Updating a software system’s frameworks and libraries keeps software functional and secure. But the labor-intensive, error-prone process often causes software maintenance to lag behind the operational tempo of defense programs, as the SEI found in 2023. Generative artificial intelligence (AI) tools can speed up code generation, and an increasing number of developers use AI tools daily. But the true productivity of this human-AI teaming remains an open question. An SEI study investigated whether early-stage developers over rely on AI tools, especially when conducting complex code generation tasks such as library replacement.

In the study, led by Ipek Ozkaya, technical director of the SEI’s AI-Native Software Engineering directorate, software engineering graduate students upgraded two applications with changes introduced by a library update. They did it manually first and then with a large language model (LLM) tool to generate an automated refactoring solution. The study investigated the effectiveness of the manual and automated approaches, whether students transferred foundational software engineering problem-solving skills to their use of the LLM, and whether students gave appropriate direction and oversight to the LLM.

The results showed that when students used the LLM, they often struggled to produce correct, reproducible solutions. They also over trusted it. Instead of applying their own software engineering skills or steering the LLM to its strengths in exploring problems and solutions, students got stuck using the LLM to fix errors.
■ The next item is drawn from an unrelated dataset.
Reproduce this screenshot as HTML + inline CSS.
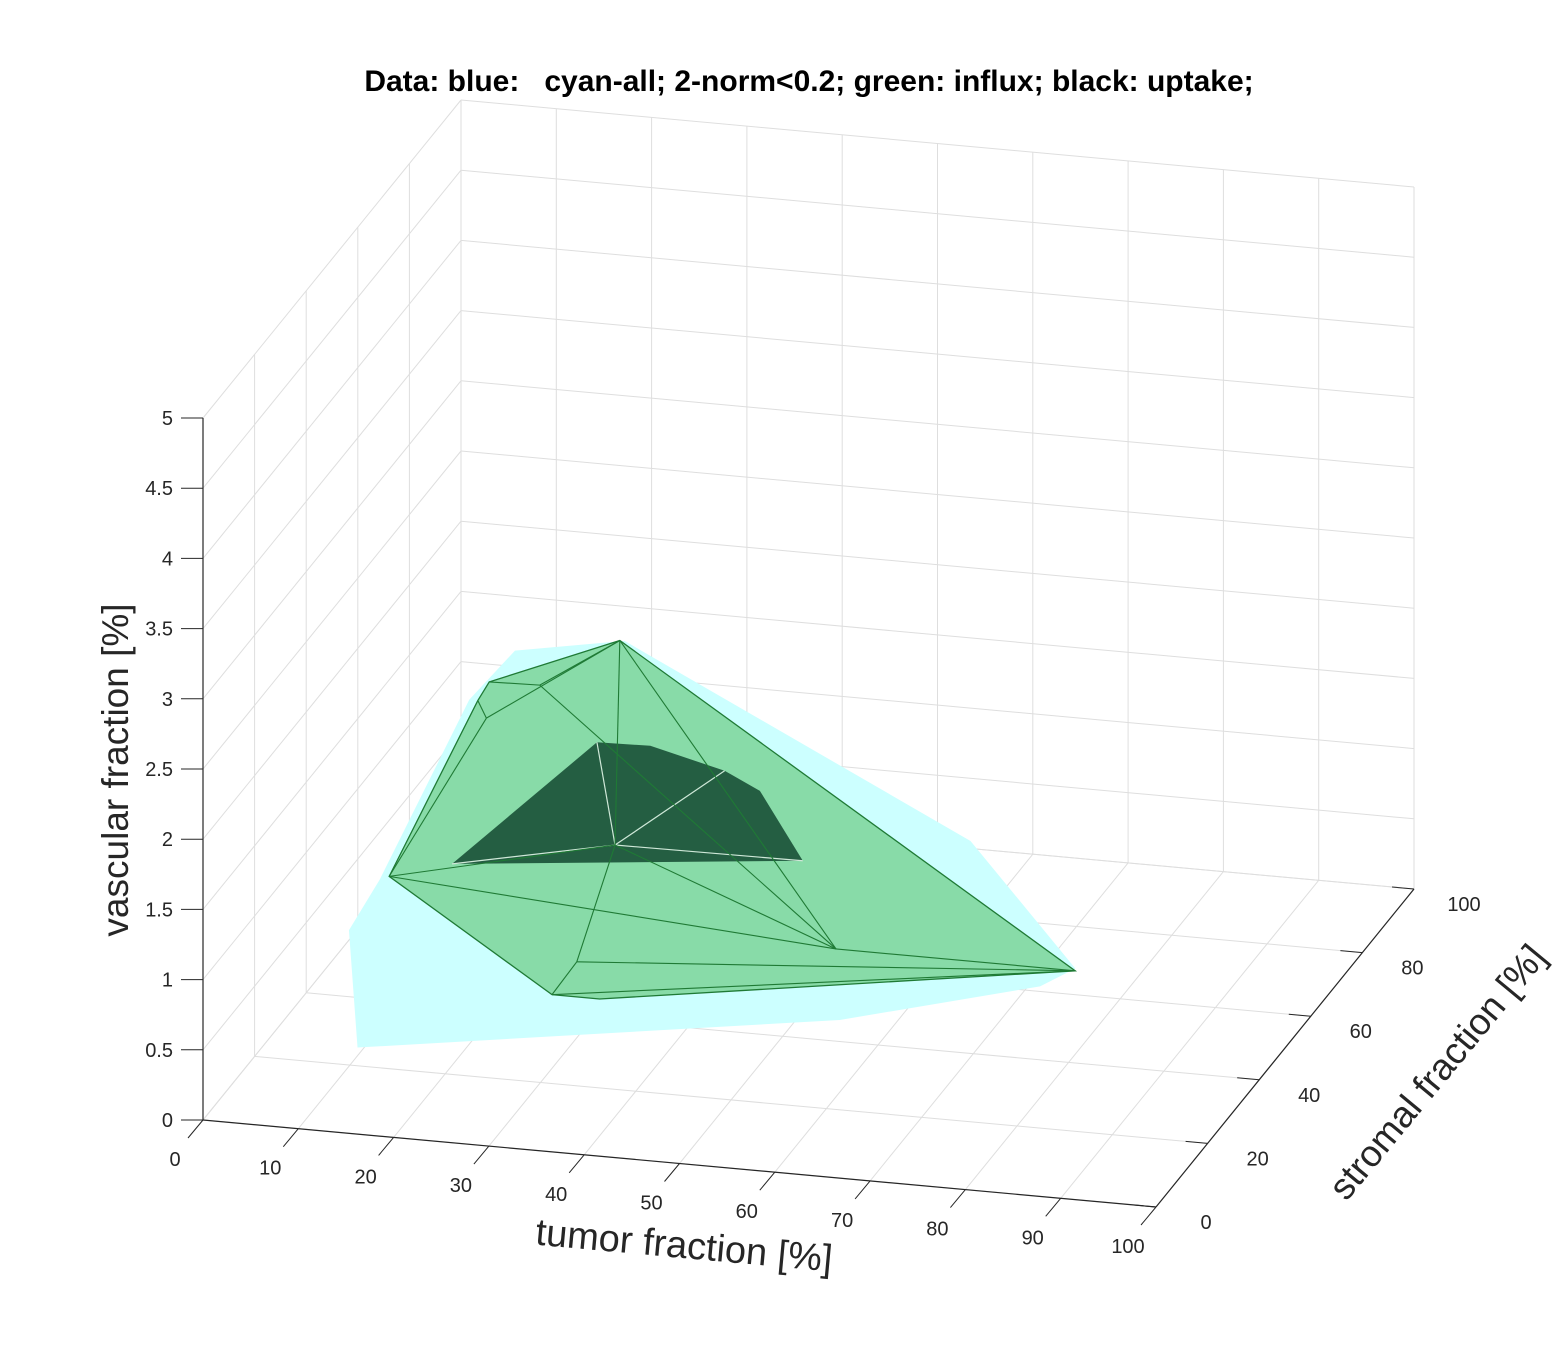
<!DOCTYPE html>
<html><head><meta charset="utf-8"><style>
html,body{margin:0;padding:0;background:#fff;}
svg{display:block;font-family:"Liberation Sans",sans-serif;}
</style></head><body>
<svg id="chart" width="1563" height="1354" viewBox="0 0 1563 1354" xmlns="http://www.w3.org/2000/svg">
<text x="809" y="91" text-anchor="middle" font-size="30" font-weight="bold" fill="#000" style="white-space:pre" xml:space="preserve">Data: blue:   cyan-all; 2-norm&lt;0.2; green: influx; black: uptake;</text>
<g id="grid"></g><g id="shapes"></g><g id="axes"></g>
<text x="683" y="1258" text-anchor="middle" font-size="38" fill="#262626" transform="rotate(5.2 683 1258)">tumor fraction [%]</text>
<text x="128" y="770" text-anchor="middle" font-size="37" fill="#262626" transform="rotate(-90 128 770)">vascular fraction [%]</text>
<text x="1447" y="1080" text-anchor="middle" font-size="37" fill="#262626" transform="rotate(-50.5 1447 1080)">stromal fraction [%]</text>
</svg>
<script>
const xTicks=[0,10,20,30,40,50,60,70,80,90,100];
const yTicks=[0,20,40,60,80,100];
const zTicks=[0,0.5,1,1.5,2,2.5,3,3.5,4,4.5,5];
const zTickLabels=["0","0.5","1","1.5","2","2.5","3","3.5","4","4.5","5"];
// cyan hull (tumor, stromal, vascular)
const cyanTumor=[19.2,30.7,67.0,78.0,74.3,61.4,10.8,9.9,5.0,14.4];
const cyanStromal=[50,50,50,50,50,20,20,20,50,50];
const cyanVascular=[2.33,2.47,1.27,0.43,0.28,0.64,0.13,0.96,0.61,1.95];
// green hull vertices: A,B,C,D,E,F,G,H,I,P,J,K
const greenTumor=[30.2,16.5,15.3,6.0,28.5,33.5,83.4,58.3,31.1,29.7,21.8,16.2];
const greenStromal=[50,50,50,50,30,30,30,30,30,50,50,50];
const greenVascular=[2.47,2.09,1.95,0.64,0.39,0.39,0.90,0.90,0.64,1.01,2.10,1.83];
const greenOutline=[0,1,2,3,4,5,6];
const greenEdges=[[0,10],[10,1],[0,9],[0,11],[11,3],[2,11],[9,3],[9,8],[9,7],[7,6],[3,7],[8,4],[8,6],[0,7],[10,7],[4,6]];
// dark uptake hull
const darkTumor=[27.8,33.4,41.2,44.9,49.4,12.6];
const darkStromal=[50,50,50,50,50,50];
const darkVascular=[1.73,1.74,1.61,1.49,1.02,0.77];
const darkCenter=[29.7,50,1.01];

const O=[203,1120],XV=[953,87],YV=[258,-318],ZH=702;
function P(x,y,z){return [O[0]+x/100*XV[0]+y/100*YV[0], O[1]+x/100*XV[1]+y/100*YV[1]-z/5*ZH];}
const NS="http://www.w3.org/2000/svg";
function mk(g,tag,at){const e=document.createElementNS(NS,tag);for(const k in at)e.setAttribute(k,at[k]);document.getElementById(g).appendChild(e);return e;}
function line(g,a,b,st,w){return mk(g,'line',{x1:a[0],y1:a[1],x2:b[0],y2:b[1],stroke:st,'stroke-width':w});}
const gc='#dedede';
for(const x of xTicks){let l=line('grid',P(x,0,0),P(x,100,0),gc,1);
 l=line('grid',P(x,100,0),P(x,100,5),gc,1);}
for(const y of yTicks){let l=line('grid',P(0,y,0),P(100,y,0),gc,1);
 l=line('grid',P(0,y,0),P(0,y,5),gc,1);}
for(const z of zTicks){let l=line('grid',P(0,0,z),P(0,100,z),gc,1);
 l=line('grid',P(0,100,z),P(100,100,z),gc,1);}
function pts(T,S,V,idx){return (idx||T.map((_,i)=>i)).map(i=>P(T[i],S[i],V[i]).join(',')).join(' ');}
let c=mk('shapes','polygon',{points:pts(cyanTumor,cyanStromal,cyanVascular),fill:'#ccffff'});


let g=mk('shapes','polygon',{points:pts(greenTumor,greenStromal,greenVascular,greenOutline),fill:'#88dba8',stroke:'#1f7a35','stroke-width':1.3});


let d=mk('shapes','polygon',{points:pts(darkTumor,darkStromal,darkVascular),fill:'#245e42'});


const cp=P(...darkCenter);
for(const i of [0,2,4,5]){let l=line('shapes',cp,P(darkTumor[i],darkStromal[i],darkVascular[i]),'#cfe8d8',1.2);}
for(const [a,b] of greenEdges){let l=line('shapes',P(greenTumor[a],greenStromal[a],greenVascular[a]),P(greenTumor[b],greenStromal[b],greenVascular[b]),'#1f7a35',1.1);}
const ac='#262626';
let a=line('axes',P(0,0,0),P(100,0,0),ac,1.2);
a=line('axes',P(100,0,0),P(100,100,0),ac,1.2);
a=line('axes',P(0,0,0),P(0,0,5),ac,1.2);
function txt(x,y,s,anchor,nm){const t=mk('axes','text',{x:x,y:y,'font-size':20,fill:ac,'text-anchor':anchor});t.textContent=s;}
for(const x of xTicks){const p=P(x,0,0);let l=line('axes',p,[p[0]-15,p[1]+18],ac,1);
 txt(p[0]-28,p[1]+46,String(x),'middle','x-tick-label');}
for(const y of yTicks){const p=P(100,y,0);let l=line('axes',p,[p[0]-22,p[1]-2],ac,1);
 txt(p[0]+50,p[1]+22,String(y),'middle','y-tick-label');}
zTicks.forEach((z,i)=>{const p=P(0,0,z);let l=line('axes',p,[p[0]-22,p[1]],ac,1);
 txt(p[0]-30,p[1]+7,zTickLabels[i],'end','z-tick-label');});
</script>
</body></html>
In a time when 84 percent of developers use or plan to use AI tools, according to a Stack Overflow survey, the SEI study adds to the empirical evidence recommending a more disciplined approach to incorporating AI into software development. “While the tools are great, the developers may not be using them as intended, so you may not be able to see the benefits,” said Ozkaya. She believes that as more developers of different experience levels use generative AI, especially in government, how they are upskilled must evolve.

For industry or the Pentagon to effectively scale automation in maintaining complex, long-lived systems, engineers must be equipped with skills for rigorous oversight of AI tools and mastery of generative AI workflows, in addition to foundational software engineering expertise.

Ipek Ozkaya

Technical Director, AI-Native Software Engineering, SEI Software Solutions Division

“We are entering an era where new software engineers will routinely use generative AI—sometimes deliberately, sometimes implicitly,” Ozkaya said. “For industry or the Pentagon to effectively scale automation in maintaining complex, long-lived systems, engineers must be equipped with skills for rigorous oversight of AI tools and mastery of generative AI workflows, in addition to foundational software engineering expertise.”